Jersey off Suit On came when I was in a special teams meeting in Canada. I had this notepad and I used to just write ideas down. I want to brand myself as the cultured athlete. I’m an athlete and a model and I need to brand myself. My hosting coach Marki Costello, always said, “You need to brand yourself, you need to create your own web series and all.” So I thought, I’m the cultured athlete and Jersey off Suit On is going to be what we athletes do when we take our jerseys off and we go live the life we live.
After your guest show on Daily Blast Live, what made you realize you wanted to work there full time?
They were looking for a new host and my agent told me I was on a short list of hosts that got cut down from 25 to 15 to 10 to 6. They brought in 3 of us to co-host and when they brought me in to guest co-host. From the first moment I opened up my mouth, I knew I got it. And that’s not cocky or anything. It was just one of those things where all the preparation and the opportunity has lined itself up. You can’t complain and say, no one’s doing this for me or no one’s giving me a chance. I knew I got it. So when I left that Friday, they called me that Monday and told me I got it. I just couldn’t say anything for five weeks.
How important is it to you that athletes partake in events like “NFL Play 60” and give back to the community?
You see what’s going on in the world right now, not only black athletes but white athletes you got to give back to the community.
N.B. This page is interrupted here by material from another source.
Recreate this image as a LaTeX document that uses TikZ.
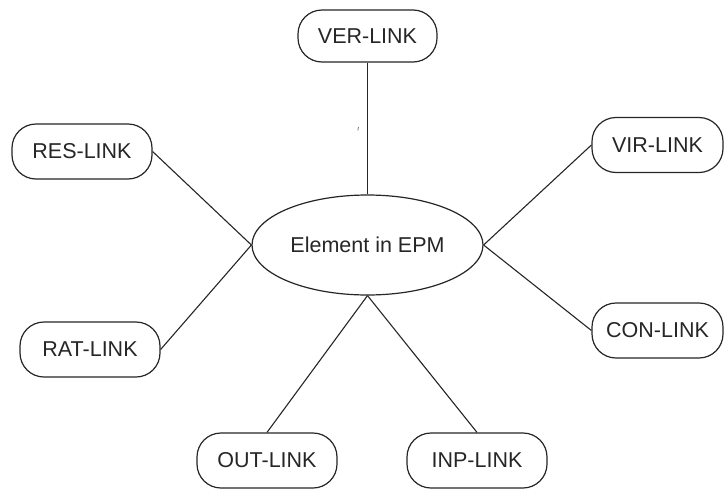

When I do the NFL Play 60 with the Giants players, I want everybody to go into these less fortunate communities and work with these kids and see the impact that they have in these kids lives. I was one of these kids that got to hang out and work out with people who are bound for the NFL. When you hear someone who is where you want to go, push it in the right direction that’s transformative. The way I can lock and tap into their energy and hype them up is great! Forget worrying about peer pressure, get your butt in the weight room and get your butt in the classroom. I think it’s huge that players give back to the community and work with these kids because the kids are the future.
How important is it that athletes are seen as more than just an athlete?
You have to be seen as more than the athlete these days. You see the game, the game loves nobody. It can be taken away from you at any time. If you’ve identified yourself as just an athlete your entire life and it gets taken away from you now what? There’s more to it than just trying to get these guys to broaden their perspective on things, especially inner-city kids.
What’s next for Brandon London?
I want to start my own production company. I like how LeBron James used his platform and he’s kind of getting into TV and starting his own thing with Maverick Carter. I want to hustle my butt off, work as hard as I can, stack as much money and put away as many investments as I can. Get married, have kids, and just watched my kids grow up. Eventually, I want to be off the grid so I can raise my family and live vicariously through my children, through my family and stuff like that. I’ve been away for too long. I felt like I missed the golden years of a lot of my family’s lives because I’ve been off trying to make myself better. One day hopefully, I can officially say there’s that number in the bank and I can live great for the rest of my life.